I didn’t get the chance to try Bahamian conch. I have eaten it and it’s surprisingly quite good. Here’s a recipe for Bahamian conch fritters, if you can find a nearby supply of conch.
This postcard has got the front caption all wrong.
It should say “In Awhile Crocodile”.
Florida’s alligators live in fresh water, the Everglades for instance. It’s crocodiles that are found on the coast as they like salt and brackish waters. Florida’s gators are famous, but most people don’t know that Florida has crocs too. Florida is the only place in the world that has both crocodiles and alligators in the wild.
So this poor kid, soon to be supper, is likely encountering one of Florida’s crocodiles.
Of all the places in the world, I have more postcards of Florida than anywhere else (including my home province of Ontario). No doubt, this reflects that Florida is the vacation destination of choice for many of my friends and family.
So you’d think I’d seen all the postcards Florida has to offer. I was recently in Florida and spent much time hunting for postcards. It was much harder than it used to be with many souvenir stores not selling postcards at all or just having the obligatory palm trees and shoreline images.
But I struck gold at a souvenir shop on Fort Lauderdale beach getting a few gems of the tacky and dorky sort, such as this gem:
I love receiving postcards from countries that I don’t already have a postcard from. As I’ve been collecting now for a few decades, it’s getting harder and harder to get postcards from these places. (Yes, I could buy postcards from dealers but that has always felt like cheating to me).
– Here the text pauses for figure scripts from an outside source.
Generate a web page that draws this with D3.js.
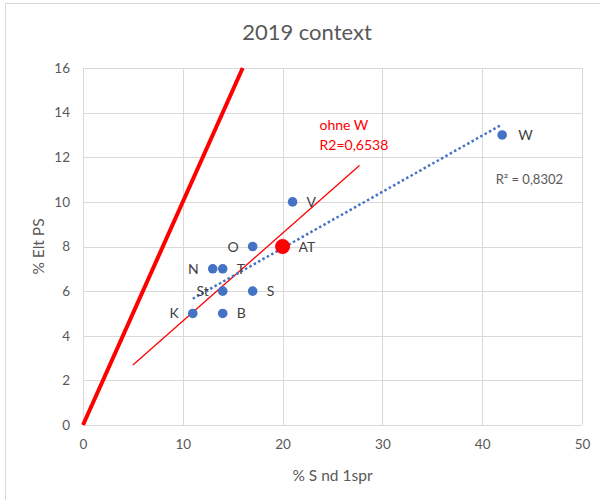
<!DOCTYPE html>
<html><head><meta charset="utf-8">
<script src="https://cdn.jsdelivr.net/npm/d3@7"></script>
<style>body{margin:0;background:#fff} text{font-family:Lato,'Open Sans',sans-serif}</style>
</head><body><svg id="c" width="600" height="500"></svg>
<script>
// ---- data ----
const names   = ["V","O","AT","N","T","St","S","K","B","W"];
const xValues = [21,17,20,13,14,14,17,11,14,42];
const yValues = [10,8,8,7,7,6,6,5,5,13];
const labelSide = ["right","left","right","left","right","left","right","left","right","right"];
const highlightedName = "AT";
const excludedName = "W";
const xTicks = [0,10,20,30,40,50];
const yTicks = [0,2,4,6,8,10,12,14,16];
const parityX = [0,16];            // thick red y = x line
const subsetLineX = [5,27.7];      // extent of red "ohne W" fit line
const title = "2019 context";
const xTitle = "% S nd 1spr";
const yTitle = "% Elt PS";
const subsetNote = "ohne W";

// ---- layout ----
const svg = d3.select("#c");
const L = 83, R = 582, T = 68, B = 425;
const x = d3.scaleLinear().domain([0,50]).range([L,R]);
const y = d3.scaleLinear().domain([0,16]).range([B,T]);
const grey = "#595959", grid = "#d9d9d9";

const pts = names.map((n,i)=>({n, x:xValues[i], y:yValues[i], side:labelSide[i]}));

function fit(arr){
  const mx = d3.mean(arr,d=>d.x), my = d3.mean(arr,d=>d.y);
  const sxy = d3.sum(arr,d=>(d.x-mx)*(d.y-my));
  const sxx = d3.sum(arr,d=>(d.x-mx)**2);
  const syy = d3.sum(arr,d=>(d.y-my)**2);
  const b = sxy/sxx, a = my - b*mx;
  return {a,b,r2:sxy*sxy/(sxx*syy)};
}
const fmt = v => d3.format(".4f")(v).replace(".",",");

// outer frame
svg.append("rect").attr("x",5.5).attr("y",3.5).attr("width",600).attr("height",500)
  .attr("fill","none").attr("stroke",grid);

// title
svg.append("text").attr("x",307).attr("y",40).attr("text-anchor","middle")
  .attr("font-size",22).attr("fill",grey).text(title);

// grid
svg.append("g").selectAll("line").data(yTicks).join("line")
  .attr("x1",L).attr("x2",R).attr("y1",d=>Math.round(y(d))+0.5).attr("y2",d=>Math.round(y(d))+0.5)
  .attr("stroke",grid);
svg.append("g").selectAll("line").data(xTicks).join("line")
  .attr("y1",T).attr("y2",B).attr("x1",d=>Math.round(x(d))+0.5).attr("x2",d=>Math.round(x(d))+0.5)
  .attr("stroke",grid);

// axes (labels only)
const yAxis = svg.append("g").attr("transform",`translate(${L},0)`)
  .call(d3.axisLeft(y).tickValues(yTicks).tickSize(0).tickPadding(13));
const xAxis = svg.append("g").attr("transform",`translate(0,${B})`)
  .call(d3.axisBottom(x).tickValues(xTicks).tickSize(0).tickPadding(14));
[yAxis,xAxis].forEach(g=>{
  g.select(".domain").remove();
  g.selectAll("text").attr("font-size",13.5).attr("fill",grey).attr("font-family","Lato,'Open Sans',sans-serif");
});

// axis titles
svg.append("text").attr("x",(L+R)/2).attr("y",481).attr("text-anchor","middle")
  .attr("font-size",15.5).attr("fill",grey).text(xTitle);
svg.append("text").attr("transform",`translate(44,${(T+B)/2}) rotate(-90)`).attr("text-anchor","middle")
  .attr("font-size",15.5).attr("fill",grey).text(yTitle);

// thick red parity line
const line = d3.line().x(d=>x(d[0])).y(d=>y(d[1]));
svg.append("path").attr("d",line(parityX.map(v=>[v,v])))
  .attr("stroke","#ff0000").attr("stroke-width",4).attr("fill","none");

// red fit without W
const fSub = fit(pts.filter(d=>d.n!==excludedName));
svg.append("path").attr("d",line(subsetLineX.map(v=>[v,fSub.a+fSub.b*v])))
  .attr("stroke","#ff0000").attr("stroke-width",1.3).attr("fill","none");

// blue dotted trendline all points
const fAll = fit(pts);
const ext = d3.extent(pts,d=>d.x);
svg.append("path").attr("d",line(ext.map(v=>[v,fAll.a+fAll.b*v])))
  .attr("stroke","#4472c4").attr("stroke-width",2.5).attr("stroke-dasharray","2.5,2.5").attr("fill","none");

// points
svg.append("g").selectAll("circle").data(pts).join("circle")
  .attr("cx",d=>x(d.x)).attr("cy",d=>y(d.y))
  .attr("r",d=>d.n===highlightedName?7.5:4.8)
  .attr("fill",d=>d.n===highlightedName?"#ff0000":"#4472c4");

// point labels
svg.append("g").selectAll("text").data(pts).join("text")
  .attr("x",d=>x(d.x)+(d.side==="right"?(d.n===highlightedName||d.n===excludedName?16:14):-14))
  .attr("y",d=>y(d.y)+5)
  .attr("text-anchor",d=>d.side==="right"?"start":"end")
  .attr("font-size",14).attr("fill","#404040").text(d=>d.n);

// annotations
const note = svg.append("text").attr("x",x(23.7)).attr("y",y(13.22))
  .attr("font-size",14).attr("fill","#ff0000");
note.append("tspan").text(subsetNote);
note.append("tspan").attr("x",x(23.7)).attr("dy",20).text("R2=" + fmt(fSub.r2));

svg.append("text").attr("x",x(41.35)).attr("y",y(10.8))
  .attr("font-size",13).attr("fill",grey).text("R² = " + fmt(fAll.r2));
</script></body></html>
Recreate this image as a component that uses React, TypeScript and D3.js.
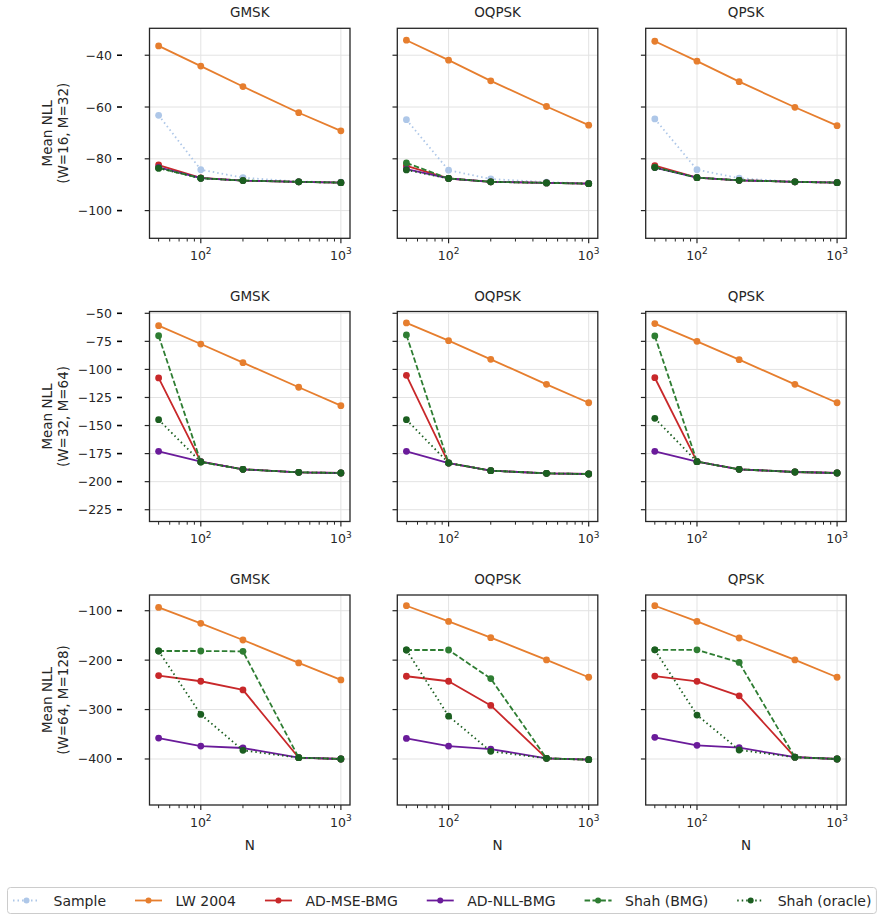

I made a list of the countries I have postcards from and the countries I most want (see my Most Wanted post). The Caribbean country of Haiti was #7 on my list. I don’t know anyone who has visited there or lived there, so I knew it would be a challenge to get a postcard from Haiti.
We were recently on a Caribbean cruise with Royal Caribbean and while on it I was surprised to learn they have another itinerary that stops in Haiti, specifically Labadee. Labadee is Royal Caribbean’s name for their private, fenced-off peninsula on mainland Haiti near the town of Labadie.
Around the time I purchased this postcard below of Haiti on one’s of RCCL’s ships, their other ships had stopped going to Labadee amid Haitians protesting the company. See the recent article Labadee in Limbo – When Will Royal Caribbean Return to Its Private Resort? and another article Time Magazine for insightful overviews on the issue of Haitian government’s desire to open up to tourism but the problems and protests resulting from this.
It may likely be that this will be the only postcard I ever get of Haiti.
This risque item arrived in my mailbox – I instantly knew it was from Europe as nowhere else has nudity so readily on display.
This postcard sure shows one hot ass in Greece and the sunbathing lady looks like she’s going to get a sunburn.
For more on Creece and an image of gorgeous melons, here’s the backside:
“We haven’t left the resort so couldn’t ethically send a card with some of the beautiful scenery. This card is the closets to representing our holiday. X rode a donkey. I laid on the beach. The highlight of the trip was 11 year old X singing [unknown]”
I’ve spent the last couple weeks stuck in my office grading papers. It’s not like I’m dying to be outside as after a brief sign that we might be getting spring here in Toronto, winter returned – complete with frigid temperatures and snow!
So when this postcard arrived of an exotic, tropical beach getaway in Greece – I was not eager to follow my usual practice of putting new arrivals on our fridge. Unlike the Greek tragic figure Tantalus, I am not going to be endlessly tormented by pleasures that are denied me.
Here’s the backside:
“We rented an adorable little cottage directly on – and I mean on – the beach in Damouhari, the village where a lot of Mamma Mia was filmed. It’s very remote – takes 30 minutes to drive from the main road through the Pelion. In a potential postcard first, the house we rented is the one the front of this card.”
I don’t see the house – just a bizarre phallus temple. Either way, it’s a helluva lot nicer than ever-winter Toronto.